Il nostro gruppo è l’unico investitore Europeo in Virgin Hyperloop One che sta provando a rivoluzionare il mondo dei trasporti grazie a treni che viaggiano in assenza di gravità ad oltre 1000km/h. Molti paesi sono oggi pronti a questa rivoluzione industriale e culturale e il progresso che questi progetti potrebbero portare è enorme. Penso però ad uno dei mercati in cui stiamo lavorando: l’India. In questo paese, qualora Hyperloop avrà successo, si passerà da treni vecchi, affollati, con standard si sicurezza minimi che viaggiano a 50km/h a treni moderni che collegheranno le grandi capitali in pochi minuti. Realizzare il treno sarà un mix di volere politico e investimenti economici, pertanto relativamente facile e veloce qualora vi sarà la tecnologia e la volontà. Il vero problema però risiede nell’impatto che questo salto in avanti potrà comportare in quella società civile. Le persone, le città, le infrastrutture ancillari, le aziende locali, sono pronte a subire questa accelerazione imponente? Credo che queste siano le domande che davvero dobbiamo porci quando ci approcciamo ad economie emergenti che saranno, certamente, i principali attori dei prossimi 50 anni.
L’Italia, inserita in un contesto europeo poco disposto alla tutela, potrà farcela con le solite armi della qualità o ci sarà bisogno di qualcosa di più…
Premetto che sono un sostenitore del Made in Italy, amo l’Italia e tutto ciò che l’Italia rappresenta. Noi italiani siamo i primi a dover portare avanti certi valori, tradizioni, culture, capacità che abbiamo solo noi, invidiate in Europa e nel mondo e che ci hanno portato ad essere un faro per la maggior parte dei paesi del mondo.
Per aiutare a riconoscere i prodotti fabbricati in Italia con materie prime italiane, ci sono leggi nazionali e presto saranno applicabili regole comunitarie che impongono trasparenza in materia di origine del prodotto finito e di origine degli ingredienti primari. Leggi che ci hanno aiutato tantissimo a costruire e oggi in parte a proteggere questi primati.
La verità però è che manca ancora una parte di story telling. La qualità Italiana, nata sicuramente grazie ai numerosi enti certificatori, all’attenzione delle politiche locali e alla passione dell’imprenditoria Italiana, deve però oggi spiegare alle persone questo primato indipendentemente da fattori tecnici. Le persone devono poter capire che il Made in Italy è una garanzia, che aiuta la propria azienda a ottenere traguardi migliori e in modo affidabile, oppure a migliorare la propria qualità della vita.

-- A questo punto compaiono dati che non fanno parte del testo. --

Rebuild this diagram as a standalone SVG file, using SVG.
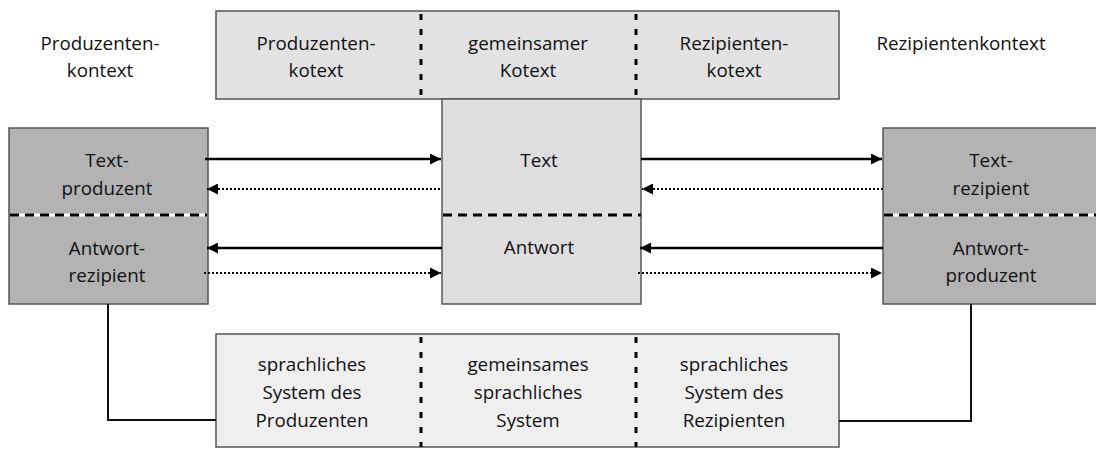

Pensiamo al mangiare sano. Il cibo Made in Italy non solo è buono, ma fa bene. Soprattutto nell’era post pandemica, le persone faranno molta attenzione alla qualità della vita e non si potrà lesinare su un cibo che ci farà vivere meglio e più a lungo per lo stesso prodotto che, contraffatto e non sicuro, ci possa far risparmiare qualche euro.
Se sapremo spiegare e far sedimentare questi concetti nella mente delle persone, la nostra crescita sarà così forte e poderosa che potremmo raddoppiare il nostro export con impatti di decine e decine di miliardi di euro l’anno.